Experian Automotive has the details in the company’s quarterly look at the automotive credit industry. Experian concludes that auto loans to consumers with less-than-stellar credit rose 12.7% in the third quarter of 2010, compared to the same period one year earlier.
It seems that across the board, more people with lousy credit were getting green-lighted for auto loans.

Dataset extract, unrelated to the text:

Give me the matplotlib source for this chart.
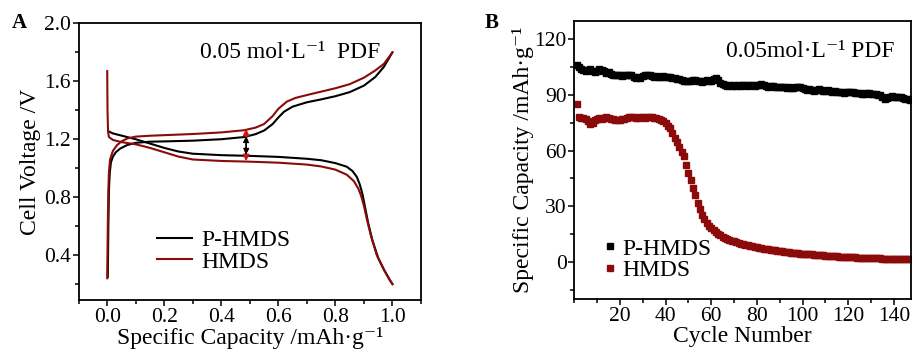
import numpy as np
from matplotlib import pyplot as plt
from matplotlib.ticker import MultipleLocator

plt.rcParams['font.family'] = ['Liberation Serif', 'DejaVu Serif']

BLACK = '#000000'
RED = '#8B0A0A'
ARROW_RED = '#D01515'

# ---- panel A: charge / discharge profiles (normalised capacity, V) ----
p_dis_x = [0.004, 0.02, 0.05, 0.1, 0.15, 0.2, 0.25, 0.3, 0.4, 0.5, 0.6, 0.7, 0.75, 0.8,
           0.84, 0.86, 0.875, 0.885, 0.895, 0.905, 0.915, 0.93, 0.95, 0.97, 0.99, 1.0]
p_dis_v = [1.255, 1.24, 1.225, 1.2, 1.17, 1.14, 1.115, 1.1, 1.09, 1.085, 1.078, 1.065, 1.055, 1.035,
           1.01, 0.98, 0.94, 0.89, 0.82, 0.72, 0.62, 0.5, 0.38, 0.3, 0.23, 0.2]

p_chg_x = [0.002, 0.004, 0.006, 0.009, 0.013, 0.02, 0.03, 0.045, 0.07, 0.1, 0.15, 0.2, 0.3, 0.4,
           0.48, 0.52, 0.55, 0.58, 0.6, 0.62, 0.65, 0.7, 0.75, 0.8, 0.85, 0.9, 0.94, 0.97, 1.0]
p_chg_v = [0.25, 0.6, 0.85, 0.97, 1.04, 1.08, 1.11, 1.135, 1.16, 1.175, 1.183, 1.185, 1.19, 1.2,
           1.215, 1.235, 1.26, 1.305, 1.35, 1.39, 1.425, 1.455, 1.475, 1.497, 1.525, 1.57, 1.63, 1.7, 1.8]

h_dis_x = [0.0, 0.001, 0.003, 0.006, 0.02, 0.05, 0.1, 0.15, 0.2, 0.25, 0.3, 0.4, 0.5, 0.6, 0.7,
           0.75, 0.8, 0.84, 0.865, 0.88, 0.89, 0.9, 0.91, 0.925, 0.945, 0.97, 0.99, 1.0]
h_dis_v = [1.67, 1.4, 1.25, 1.215, 1.195, 1.18, 1.165, 1.14, 1.11, 1.08, 1.06, 1.05, 1.045, 1.038, 1.025,
           1.012, 0.99, 0.955, 0.91, 0.86, 0.81, 0.74, 0.65, 0.53, 0.4, 0.3, 0.23, 0.2]

h_chg_x = [0.0, 0.002, 0.004, 0.006, 0.01, 0.02, 0.035, 0.05, 0.07, 0.1, 0.15, 0.2, 0.3, 0.4, 0.48,
           0.52, 0.55, 0.58, 0.6, 0.63, 0.66, 0.7, 0.8, 0.85, 0.9, 0.94, 0.97, 1.0]
h_chg_v = [0.24, 0.6, 0.85, 0.97, 1.06, 1.12, 1.16, 1.185, 1.205, 1.218, 1.224, 1.228, 1.236, 1.247, 1.262,
           1.28, 1.305, 1.36, 1.41, 1.46, 1.485, 1.505, 1.552, 1.58, 1.625, 1.675, 1.72, 1.8]

# polarisation arrows at x = 0.487
arrow_x = 0.487
p_gap = (1.092, 1.222)
h_gap = (1.048, 1.272)

# ---- panel B: cycling (mAh/g) ----
p_cap = [106, 105, 104, 103.5, 103, 103.5, 104, 103, 102.5, 103,
         104, 103.5, 103, 102, 102.5, 101.5, 101, 100.5, 101, 100.5,
         100, 101, 100.5, 101, 100.5, 99.5, 99, 99.5, 99, 100,
         100.5, 101, 100.5, 100, 99.5, 100, 99.5, 99.8, 100, 99.5,
         99.8, 99.5, 99, 99, 98.5, 98.5, 98, 97.5, 97.5, 97.5,
         97.5, 97.8, 98, 97.5, 97.5, 97, 97.5, 97.8, 97.5, 97.5,
         98.5, 99, 98, 96.5, 96, 95.5, 95, 95.3, 95, 95.5,
         95, 95.2, 95, 95.3, 95.5, 95, 95.2, 95.5, 95, 95.3,
         95.5, 95.8, 95.5, 95, 94.5, 95, 94.8, 94.5, 94.5, 94.3,
         94.5, 94, 93.8, 94, 93.5, 93.5, 94, 94.3, 94.5, 93.5,
         93, 92.8, 93, 92.5, 92.3, 92.5, 93, 92.5, 92, 92.3,
         92.5, 92, 91.8, 92, 91.5, 91.3, 91.5, 91, 91.3, 91.5,
         91.8, 91.5, 91, 90.8, 91, 90.5, 90.5, 91, 90.8, 90.5,
         90.3, 90.5, 90, 90.2, 89, 88, 88.3, 89, 89.5, 89,
         89, 88.8, 89, 88.5, 88, 87.8, 87.5]
h_cap = [85, 78, 77.5, 77.5, 77, 76, 74.5, 75, 76.5, 77,
         77.5, 77, 77.5, 78, 77.5, 77, 77, 76.5, 76.5, 76.5,
         77, 77, 77.5, 78, 78, 78, 77.5, 77.5, 78, 78,
         77.5, 78, 78, 78, 77.5, 77.5, 77, 76.5, 76, 75,
         73.5, 72, 69.5, 67, 64.5, 62, 59, 57, 52, 48,
         44, 40, 36, 32, 28.5, 25.5, 23, 21, 19.5, 18,
         17, 16, 15, 14.3, 13.6, 13, 12.4, 11.9, 11.4, 11,
         10.6, 10.2, 9.9, 9.6, 9.3, 9, 8.7, 8.4, 8.1, 7.8,
         7.6, 7.4, 7.2, 7, 6.8, 6.6, 6.4, 6.2, 6, 5.8,
         5.6, 5.5, 5.3, 5.2, 5, 4.9, 4.8, 4.6, 4.5, 4.4,
         4.3, 4.2, 4.1, 4, 3.9, 3.8, 3.7, 3.6, 3.5, 3.4,
         3.3, 3.2, 3.1, 3, 3, 2.9, 2.8, 2.7, 2.7, 2.6,
         2.5, 2.5, 2.4, 2.3, 2.3, 2.2, 2.2, 2.1, 2.1, 2,
         2, 1.9, 1.9, 1.9, 1.8, 1.8, 1.8, 1.7, 1.7, 1.7,
         1.7, 1.6, 1.6, 1.6, 1.6, 1.5, 1.5]
cycles = np.arange(1, len(p_cap) + 1)


def style_axes(ax):
    for s in ax.spines.values():
        s.set_linewidth(1.3)
    ax.tick_params(which='both', direction='out', width=1.1, labelsize=15.5, top=False, right=False)
    ax.tick_params(which='major', length=4.5, pad=1)
    ax.tick_params(which='minor', length=3)


fig = plt.figure(figsize=(9.14, 3.52), dpi=100)
axA = fig.add_axes([0.0861, 0.1477, 0.3745, 0.786])
axB = fig.add_axes([0.6283, 0.1506, 0.3684, 0.7906])

# panel A
axA.plot(p_dis_x, p_dis_v, color=BLACK, lw=1.5, label='P-HMDS')
axA.plot(p_chg_x, p_chg_v, color=BLACK, lw=1.5)
axA.plot(h_dis_x, h_dis_v, color=RED, lw=1.5, label='HMDS')
axA.plot(h_chg_x, h_chg_v, color=RED, lw=1.5)
axA.annotate('', xy=(arrow_x, h_gap[1]), xytext=(arrow_x, h_gap[0]),
             arrowprops=dict(arrowstyle='<|-|>', color=ARROW_RED, lw=1.2,
                             mutation_scale=9, shrinkA=0, shrinkB=0))
axA.annotate('', xy=(arrow_x, p_gap[1]), xytext=(arrow_x, p_gap[0]),
             arrowprops=dict(arrowstyle='<|-|>', color=BLACK, lw=1.2, linestyle=(0, (2, 1)),
                             mutation_scale=8, shrinkA=0, shrinkB=0))
axA.set_xlim(-0.1, 1.1)
axA.set_ylim(0.09, 2.0)
axA.xaxis.set_major_locator(MultipleLocator(0.2))
axA.xaxis.set_minor_locator(MultipleLocator(0.1))
axA.yaxis.set_major_locator(MultipleLocator(0.4))
axA.yaxis.set_minor_locator(MultipleLocator(0.2))
axA.set_xlabel('Specific Capacity /mAh·g⁻¹', fontsize=17, labelpad=0)
axA.set_ylabel('Cell Voltage /V', fontsize=17, labelpad=2)
style_axes(axA)
axA.text(0.617, 0.896, '0.05 mol·L⁻¹  PDF', transform=axA.transAxes,
         ha='center', va='center', fontsize=17)
axA.legend(loc='lower left', bbox_to_anchor=(0.2, 0.065), frameon=False, fontsize=17,
           handlelength=1.5, handletextpad=0.4, labelspacing=0.0, borderaxespad=0)
fig.text(0.013, 0.935, 'A', fontsize=15, fontweight='bold', ha='left', va='center')

# panel B
axB.plot(cycles, p_cap, 's', color=BLACK, ms=4, label='P-HMDS')
axB.plot(cycles, h_cap, 's', color=RED, ms=4, label='HMDS')
axB.set_xlim(0, 147.5)
axB.set_ylim(-20, 130)
axB.xaxis.set_major_locator(MultipleLocator(20))
axB.xaxis.set_minor_locator(MultipleLocator(10))
axB.yaxis.set_major_locator(MultipleLocator(30))
axB.yaxis.set_minor_locator(MultipleLocator(15))
axB.set_xticks([20, 40, 60, 80, 100, 120, 140])
axB.set_xlabel('Cycle Number', fontsize=17, labelpad=0)
axB.set_ylabel('Specific Capacity /mAh·g⁻¹', fontsize=17, labelpad=0)
style_axes(axB)
axB.text(0.70, 0.888, '0.05mol·L⁻¹ PDF', transform=axB.transAxes,
         ha='center', va='center', fontsize=17)
axB.legend(loc='lower left', bbox_to_anchor=(0.06, 0.03), frameon=False, fontsize=17,
           handlelength=0.5, handletextpad=0.3, labelspacing=0.0, borderaxespad=0,
           markerscale=1.0)
fig.text(0.53, 0.935, 'B', fontsize=15, fontweight='bold', ha='left', va='center')

fig.savefig('out.png', dpi=100)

Here’s a quick breakdown:
FICO Credit range Rise in loan
620 – 679 9.79%
550 – 619 6.61%
Below 550 1.59%
That’s right, even borrowers with a credit rating below 550 saw an upward spike in auto loans, which represents a sea change in the way auto lenders are assessing risk when handing out loans.
Economists say that the economy is improving, and thus improving the chances of even high-risk borrowers to pay off their car loans.
“Overall, our Q3 analysis shows that there are very positive signs for the automotive lending industry,” said Melinda Zabritski, director of automotive credit for Experian. “With delinquencies down and less money in their portfolios at risk, lenders can be a little less conservative in their lending strategies."
The data do show that borrowers are paying off their auto loans at a higher rate than they were in the heart of the Great Recession. According to Experian, both 30-day and 60-day loan delinquencies fell from Q3 2009, to Q3 2010. The 30-day rate fell surprisingly sharply, by 8.43%, and the 50-day rate fell even more, by 17.39% over the same time period.